Benefit is in the laughter, not the joke




By Peggy O'Farrell
The Cincinnati Enquirer

        When experts talk about humor and laughter, they point out the two are distinct concepts:

        • Humor is individual. Two people might disagree on what they find funny.

        • But laughter is a physical act that's universal — and healthy.

        “The research that substantiates gains in physical health or healing are almost exclusively based on laughter,” says Steve Wilson, co-founder of the World Laughter Tour in Columbus. The company sponsors seminars and clubs in which participants get together and laugh.

        “What the researchers are doing is they're measuring different physical things like heart rate, blood pressure, muscle tension,” Mr. Wilson says. “They're measuring digestive enzymes, they're analyzing blood content for immune factors, things that inhibit healing or help healing.

        “And they're doing that based on the fact that they've got people laughing.

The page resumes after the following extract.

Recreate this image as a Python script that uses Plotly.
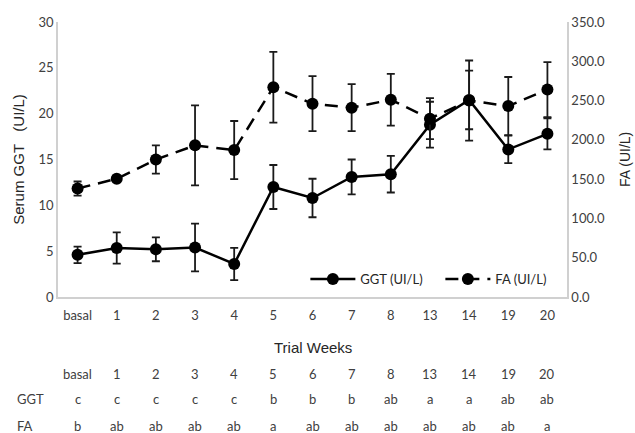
import plotly.graph_objects as go

weeks = ["basal", "1", "2", "3", "4", "5", "6", "7", "8", "13", "14", "19", "20"]
ggt = [4.6, 5.35, 5.2, 5.4, 3.6, 12.0, 10.8, 13.1, 13.4, 18.8, 21.5, 16.1, 17.8]
ggt_err = [0.9, 1.7, 1.3, 2.6, 1.75, 2.4, 2.1, 1.9, 2.0, 2.5, 3.2, 1.5, 1.7]
fa = [138, 150.5, 175, 193, 187, 267, 246, 241, 251, 227, 250, 243, 264]
fa_err = [9, 3, 18, 51, 37, 45, 35, 30, 33, 26, 51, 37, 35]
ggt_letters = ["c", "c", "c", "c", "c", "b", "b", "b", "ab", "a", "a", "ab", "ab"]
fa_letters = ["b", "ab", "ab", "ab", "ab", "a", "ab", "ab", "ab", "ab", "ab", "ab", "a"]

tick_font = dict(family="Lato, Carlito, Open Sans, sans-serif", size=13, color="#404040")
title_font = dict(family="Liberation Sans, Arial, sans-serif", size=15, color="#262626")

fig = go.Figure()
fig.add_trace(go.Scatter(
    x=weeks, y=ggt, name="GGT (UI/L)", mode="lines+markers",
    line=dict(color="black", width=2.5),
    marker=dict(size=12, color="black"),
    error_y=dict(type="data", array=ggt_err, color="#1a1a1a", thickness=1.8, width=4),
    yaxis="y"))
fig.add_trace(go.Scatter(
    x=weeks, y=fa, name="FA (UI/L)", mode="lines+markers",
    line=dict(color="black", width=2.5, dash="13px,8px"),
    marker=dict(size=12, color="black"),
    error_y=dict(type="data", array=fa_err, color="#1a1a1a", thickness=1.8, width=4),
    yaxis="y2"))

axcol = "#d0d0d0"
fig.update_layout(
    width=635, height=433,
    margin=dict(l=58, r=68, t=22, b=136),
    paper_bgcolor="white", plot_bgcolor="white",
    showlegend=True,
    legend=dict(orientation="h", x=0.486, y=0.065, xanchor="left", yanchor="middle",
                bgcolor="rgba(0,0,0,0)", font=dict(family=tick_font["family"], size=13, color="#262626"),
                itemwidth=45, entrywidth=75, entrywidthmode="pixels"),
    xaxis=dict(type="category", range=[-0.5, 12.5], showgrid=False, zeroline=False,
               showline=True, linecolor=axcol, linewidth=1.5, ticks="",
               tickfont=tick_font, ticklabelstandoff=6, automargin=False),
    yaxis=dict(range=[0, 30], dtick=5, showgrid=False, zeroline=False,
               showline=True, linecolor=axcol, linewidth=1.5, ticks="",
               tickfont=tick_font, automargin=False,
               title=dict(text="Serum GGT   (UI/L)", font=title_font, standoff=10)),
    yaxis2=dict(range=[0, 350], dtick=50, tickformat=".1f", overlaying="y", side="right",
                showgrid=False, zeroline=False, showline=True, linecolor=axcol, linewidth=1.5,
                ticks="", tickfont=tick_font, automargin=False),
)

# right axis title
fig.add_annotation(text="FA (UI/L)", xref="paper", yref="paper", x=1.113, y=0.5,
                   textangle=-90, showarrow=False,
                   font=dict(family=title_font["family"], size=14, color="#262626"),
                   xanchor="center", yanchor="middle")

# x-axis title
fig.add_annotation(text="Trial Weeks", xref="paper", yref="paper", x=0.5, y=-0.182,
                   showarrow=False, font=title_font, yanchor="middle")

# significance table
row_y = [-0.28, -0.371, -0.468]
for i, w in enumerate(weeks):
    fig.add_annotation(text=w, x=i, xref="x", yref="paper", y=row_y[0], showarrow=False,
                       font=tick_font, yanchor="middle")
for i, l in enumerate(ggt_letters):
    fig.add_annotation(text=l, x=i, xref="x", yref="paper", y=row_y[1], showarrow=False,
                       font=tick_font, yanchor="middle")
for i, l in enumerate(fa_letters):
    fig.add_annotation(text=l, x=i, xref="x", yref="paper", y=row_y[2], showarrow=False,
                       font=tick_font, yanchor="middle")
for lbl, yy in zip(["GGT", "FA"], row_y[1:]):
    fig.add_annotation(text=lbl, xref="paper", yref="paper", x=-0.085, y=yy, showarrow=False,
                       font=tick_font, xanchor="left", yanchor="middle")

fig.write_html("out.html", post_script="document.body.style.margin='0';",
               config={"displayModeBar": False})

The researchers are in my mind, indicating that laughter plays a significant role not only in helping to heal physical illness but to prevent physical illness.”

        Among laughter's benefits:

        • Reduction of stress hormones, including cortisol, which in turn enhances the immune, cardiovascular and even digestive systems.

        The University of California Irvine study showed that patients who watched a one-hour humorous video produced fewer stress hormones, including cortisol and epinephrine, which in turn strengthened the antibacterial and anti-viral capabilities of their immune systems.

        Researchers tracked patients' moods before and after they watched the videos. Even two days before the videos were shown, patients reported lower levels of tension, depression, anger, fatigue and confusion.

        Researchers at the University of Maryland found that people with heart disease were 40 percent less likely to laugh in a variety of situations compared to people of the same age without heart disease.

        The findings led researchers to conclude that laughter should be part of a daily health routine — just like exercise and healthy eating.

        • Mental and emotional stimulation: Humor is based on incongruity. Recognizing the skewed take on reality stirs up the brain and positive emotions.

        • Interaction: Laughter is, for the most part, a social act. We listen to, or tell, a joke, or watch a funny film and share the response.